Photo copyright 2014-2015 by Randall J. Ehle. All rights reserved.

“Give thanks to the Lord, for he is good, for his steadfast love endures forever.”

So begins Psalm 136…and then continues for twenty-six verses with the same refrain: “for his steadfast love endures forever.” This was never one of my favorite psalms. I always thought it was too choppy and repetitive, not flowing well in my prose-centered, Western mind. The only words that stood out to me were those repeated lines. Okay, I get it already. “The steadfast love of the Lord endures forever.” Next psalm. Or do I get it? I never took the time to analyze the psalm because it’s a song—emotional, not intellectual. Shouldn’t poems and songs simply float into our minds, their meanings gently wafting into our subconscious with hardly a notice from us?
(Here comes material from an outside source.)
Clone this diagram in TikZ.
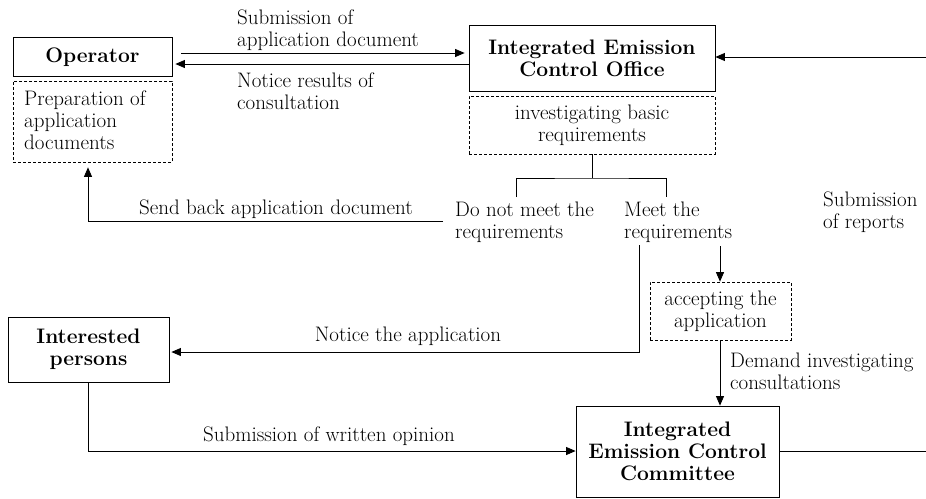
\documentclass[tikz,border=0pt]{standalone}
\usetikzlibrary{arrows.meta}
\begin{document}
\begin{tikzpicture}[x=1pt,y=-1pt,
  every node/.style={font=\fontsize{21}{22}\selectfont},
  solidbox/.style={draw, line width=0.8pt, inner sep=0pt, align=center, font=\fontsize{21}{22}\selectfont\bfseries},
  dashbox/.style={draw, line width=0.7pt, dash pattern=on 3pt off 2pt, inner sep=0pt, align=center},
  lbl/.style={inner sep=0pt, align=left, anchor=north west},
  flow/.style={line width=0.8pt, -{Triangle[length=9.5pt,width=8pt]}},
  plain/.style={line width=0.8pt}]
\useasboundingbox (0,0) rectangle (926,498);

% boxes
\node[solidbox, minimum width=159pt, minimum height=39pt] (op) at (92.5,57) {Operator};
\node[dashbox, minimum width=159pt, minimum height=81pt] (prep) at (92.5,121.5) {};
\node[lbl] (preptext) at (24,91) {Preparation of\\application\\documents};

\node[solidbox, minimum width=246pt, minimum height=66pt] (ieco) at (592,58) {Integrated Emission\\Control Office};
\node[dashbox, minimum width=246pt, minimum height=58pt] (inv) at (592,125) {investigating basic\\requirements};

\node[solidbox, minimum width=161pt, minimum height=65pt] (ip) at (88.5,349.5) {Interested\\persons};
\node[dashbox, minimum width=141pt, minimum height=58pt] (acc) at (720.5,311) {accepting the\\application};
\node[solidbox, minimum width=203pt, minimum height=91pt] (iecc) at (677.5,451.5) {Integrated\\Emission Control\\Committee};

% outcome labels
\node[lbl] (nomeet) at (455,202) {Do not meet the\\requirements};
\node[lbl] (meet) at (624,202) {Meet the\\requirements};
\node[lbl] (reports) at (823,192) {Submission\\of reports};

% connector labels
\node[lbl] (l1) at (237,10) {Submission of\\application document};
\node[lbl] (l2) at (237,73) {Notice results of\\consultation};
\node[anchor=base, inner sep=0pt] (l3) at (276,214) {Send back application document};
\node[anchor=base, inner sep=0pt] (l4) at (408,341) {Notice the application};
\node[lbl] (l5) at (730,353) {Demand investigating\\consultations};
\node[anchor=base, inner sep=0pt] (l6) at (329,441) {Submission of written opinion};

% connector end points
\coordinate (tj) at (592,178);
\coordinate (nmtop) at (516,197);
\coordinate (mtop) at (666,197);
\coordinate (sbstart) at (443,221);
\coordinate (sbcorner) at (88,221);
\coordinate (nastart) at (639,245);
\coordinate (nacorner) at (639,352);
\coordinate (acctop) at (720,246);
\coordinate (rin) at (926,57);
\coordinate (rout) at (926,451);
\coordinate (opcorner) at (88,451);

% connectors
\draw[flow, shorten >=4pt] (181,53) -- (ieco.west |- 0,53);
\draw[flow, shorten >=3pt] (ieco.west |- 0,64) -- (op.east |- 0,64);
\draw[flow] (rin) -- (ieco.east |- rin);

\draw[plain] (inv.south) -- (tj);
\draw[plain] (nmtop) |- (tj) -| (mtop);

\draw[flow, shorten >=5pt] (sbstart) -- (sbcorner) -- (prep.south -| sbcorner);
\draw[flow, shorten >=2pt] (nastart) -- (nacorner) -- (ip.east |- nacorner);
\draw[flow] (acctop) -- (acc.north -| acctop);
\draw[flow] (acc.south -| acctop) -- (iecc.north -| acctop);
\draw[flow] (ip.south -| opcorner) -- (opcorner) -- (iecc.west |- opcorner);
\draw[plain] (iecc.east |- rout) -- (rout);
\end{tikzpicture}
\end{document}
Or, as Archibald MacLeish penned, “A poem should not mean | But be” (Ars Poetica).

Only when I took the time to read between those obnoxious, repetitive lines in Psalm 136 did I notice what this psalm is doing. It is not merely a call to gratitude, though it is that. The first three verses and the last all begin with, “Give thanks to….” Give thanks to the Lord, the God of gods, the Lord of lords, the God of heaven. He is the object of our gratitude, the Source of all we have and are. He is above everything we worship or serve, like money and security and family and even health; yet He is at the same time a personal God with a personal name (Yahweh or YHWH, also written as LORD). Give thanks. A good and needed reminder. But there is more.

It is also not simply a mantra of God’s love, though it is most certainly that. His steadfast love endures forever. We Westerners—and certainly we Christians—are not accustomed to mantras. These repeated words used as aids in meditation stem from the Eastern religions of Hinduism and Buddhism; since we have lost the art (and meaning) of meditation, we run from anything that resembles it. (Don’t get me started on Christmas trees and Hallowe’en.) Yet repetition runs throughout Scripture and church history, and we do well to employ it in our communion with God.

Between the exhortation to gratitude and the mantra of God’s steadfast love, Psalm 136 simply tells a story: God’s story. Israel’s story. Our story. Each line is a reminder of who God is or what He has done: He made the sun, moon, and stars (verses 7-9); He rescued Israel from Egypt (10-16); He led them to victory in battle (17-20) and gave them a homeland (21-22); He remembers and watches over His people (23-25). And at every step of creation, salvation, destination—at the very core of who God is and what He does—is His steadfast love.

It’s easy to breeze right through the Psalm and miss its depths and richness, to let the repeating words slip across the tongue without ever digesting them. But don’t. Instead, sit and soak in this Psalm as in a hot tub, basking in its truths and comforts, remembering God’s presence and activity…and His steadfast love. And someday—some quiet, rainy day with a cup of coffee by your side and a pen and journal in hand—write out your own story, then go back and insert this lines between each event:

“…for the steadfast love of the Lord endures forever.”